The root element is "roll" and has the following attributes:
- where attribute: either "house" or "senate"
- session attribute which contains what GovTrack calls a session but is really the Congress number, e.g. 111
- year attribute: the year the vote took place in (same as in the file name for recent data)
- roll attribute: the number of the vote (same as in the file name)
- datetime attribute: the date and time of the vote, such as "2007-01-04T12:32:00-05:00". If the time of day is not known, the date will be in YYYY-MM-DD format.
- updated attribute: the date and time the file was updated, same date format as above (but time is always present)
- aye, nay, nv, present attributes: total counts for aye, nay, not voting, and present votes.
- source is either "house.gov", "senate.gov" or "keithpoole" which refers to data imported from this page.
Then there are these elements:
- type element: The type of the vote, taken right from the source data. Something like "On Passage". This is suitable for display. It's up to you to scan all of the different values of this element if you want to use it programmatically.
- question element: A description of the vote, taken right from the source data. Again, suitable for display, not necessarily processing.
- required element: Describes what is required for the vote to pass. Values can be unknown, 1/2, 2/3, 3/5, and QUORUM (if it's a quorum call) but be prepared for other things to show up. However, this isn't simple to use. For most votes, this means out of the Members voting, so exclude the "voter" elements whose vote is "0". 1/2 means more than 50% of those voting, 2/3 means at least 2/3rds of Members voting, etc. Senate quorum calls, cloture votes, Motions to Waive Rule XXVIII, and XLIV are out of all senators "duly sworn", meaning including those who didn't actually vote: meaning include all voter elements except those with VP=1.
- result element: This is a textual element for human consumption, but any of the following substrings indicate a passing vote: "Passed", "Agreed", "Confirmed". "Failed", "Defeated", "Rejected", and "Not Sustained" indicating a failing vote.
- bill element: If this vote is related to a bill (on passage of bill, on a motion related to the bill, on an amendment to the bill, etc.), this node will be present with session, type, and number attributes.
- amendment element: If this vote is related to an amendment, this node will be present. The ref attribute will be either "bill-serial" and the number attribute indicates the ordinal number of the amendment for the bill given in the bill node. That is, if the number attribute is "5", the amendment referred to is the 5th amendment to the bill referenced in the bill node. If ref is "regular", number contains an identifier of an amendment, such as "s1234".

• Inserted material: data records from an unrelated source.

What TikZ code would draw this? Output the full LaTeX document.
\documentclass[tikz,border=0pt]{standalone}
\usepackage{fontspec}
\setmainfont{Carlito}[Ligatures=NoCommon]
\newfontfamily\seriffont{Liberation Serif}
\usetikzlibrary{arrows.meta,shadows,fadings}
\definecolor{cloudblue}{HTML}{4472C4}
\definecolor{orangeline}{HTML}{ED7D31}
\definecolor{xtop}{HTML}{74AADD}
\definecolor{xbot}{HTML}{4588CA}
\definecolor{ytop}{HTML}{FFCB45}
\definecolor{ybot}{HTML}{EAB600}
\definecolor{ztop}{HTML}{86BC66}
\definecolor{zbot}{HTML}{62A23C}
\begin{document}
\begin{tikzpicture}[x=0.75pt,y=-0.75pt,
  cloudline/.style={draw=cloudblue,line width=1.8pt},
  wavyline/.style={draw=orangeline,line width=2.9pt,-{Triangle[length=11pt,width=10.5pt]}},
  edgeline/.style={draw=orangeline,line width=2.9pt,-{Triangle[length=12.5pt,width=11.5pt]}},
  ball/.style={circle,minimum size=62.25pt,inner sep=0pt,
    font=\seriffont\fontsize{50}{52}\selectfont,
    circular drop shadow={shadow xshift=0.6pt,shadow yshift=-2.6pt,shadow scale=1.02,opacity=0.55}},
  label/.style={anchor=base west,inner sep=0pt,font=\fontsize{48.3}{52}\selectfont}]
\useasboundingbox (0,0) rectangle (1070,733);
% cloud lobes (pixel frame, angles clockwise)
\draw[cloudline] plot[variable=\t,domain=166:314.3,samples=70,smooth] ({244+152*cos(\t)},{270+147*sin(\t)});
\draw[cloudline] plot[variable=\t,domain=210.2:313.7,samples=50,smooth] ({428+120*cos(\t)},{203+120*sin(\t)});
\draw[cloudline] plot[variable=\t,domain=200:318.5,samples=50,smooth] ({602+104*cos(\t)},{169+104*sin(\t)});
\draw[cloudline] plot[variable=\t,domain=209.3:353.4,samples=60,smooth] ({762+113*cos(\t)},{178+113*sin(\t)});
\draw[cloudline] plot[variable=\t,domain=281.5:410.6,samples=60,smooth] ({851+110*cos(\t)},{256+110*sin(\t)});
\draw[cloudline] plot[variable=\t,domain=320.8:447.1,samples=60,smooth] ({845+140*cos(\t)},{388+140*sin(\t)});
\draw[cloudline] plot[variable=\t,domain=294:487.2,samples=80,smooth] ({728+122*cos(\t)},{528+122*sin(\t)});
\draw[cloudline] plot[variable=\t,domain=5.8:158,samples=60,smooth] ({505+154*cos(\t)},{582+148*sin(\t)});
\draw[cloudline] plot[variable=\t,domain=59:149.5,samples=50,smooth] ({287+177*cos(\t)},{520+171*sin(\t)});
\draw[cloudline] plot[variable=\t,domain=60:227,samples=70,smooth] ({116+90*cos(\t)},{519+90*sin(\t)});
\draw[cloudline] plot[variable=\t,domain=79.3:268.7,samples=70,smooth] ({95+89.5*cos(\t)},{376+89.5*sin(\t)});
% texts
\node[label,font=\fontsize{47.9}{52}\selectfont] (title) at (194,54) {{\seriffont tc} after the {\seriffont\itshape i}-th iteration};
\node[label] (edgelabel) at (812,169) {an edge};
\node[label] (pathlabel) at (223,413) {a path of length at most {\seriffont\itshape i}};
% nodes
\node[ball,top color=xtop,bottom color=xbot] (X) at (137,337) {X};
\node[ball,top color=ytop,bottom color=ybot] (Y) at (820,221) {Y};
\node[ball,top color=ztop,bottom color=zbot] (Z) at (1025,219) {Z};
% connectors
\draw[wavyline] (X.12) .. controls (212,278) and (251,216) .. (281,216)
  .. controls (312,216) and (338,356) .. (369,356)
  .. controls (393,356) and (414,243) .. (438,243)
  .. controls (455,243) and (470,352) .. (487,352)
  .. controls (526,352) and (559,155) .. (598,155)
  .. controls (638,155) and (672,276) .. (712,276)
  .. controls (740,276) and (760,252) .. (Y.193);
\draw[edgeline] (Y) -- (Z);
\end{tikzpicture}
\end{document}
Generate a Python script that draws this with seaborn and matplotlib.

- option elements: These elements indicate the types of votes that are permitted to be cast. Each vote option has a key and a textual description of the vote cast. The reason for this is primarily that votes in favor can be both Aye and Yea depending on the type of vote, and we want to preserve this info. The keys for normal votes are always "+" (aye/yea), "-" (nay,no), "P" (present but not voting), "0" (zero; absent/not voting). There are also quorum calls and votes to determine the Speaker of the House which have other values.
And finally there is a "voter" element for each Member of Congress who was elligible to vote. There are two oddities here. First, the Vice President casts tie-breakers in the Senate. The VP has a voter element just when he casts a tie-breaker. Second, the Speaker of the House is not required to vote, generally. That means that when the Speaker abstains in such a vote, he or she is simply omitted from the roll call, rather than portraying the speaker as having abstained or missed the vote. (We just do what the House does.) These elements have the following attributes:
- id attribute: The GovTrack ID of the person who cast the vote. Can be "0" if the ID of the voter could not be determined (but the node is left in so that the totals are correct). Also "0" if VP = "1".
- VP attribute. Set to "1" if the node represents the vote of the vice president in the case of a tie in the Senate. The id attribute is set to "0". Otherwise the attribute is absent.
- vote attribute: Generally "+", "-", "0", or "P" indicating an aye, nay, a "no vote" (absence), or a "Present" vote, which is used in quorum calls (and perhaps can show up elsewhere). These correspond to the keys of the vote options, described above.
- value attribute: This is a textual name for the actual vote cast, e.g. Aye, Yea, etc.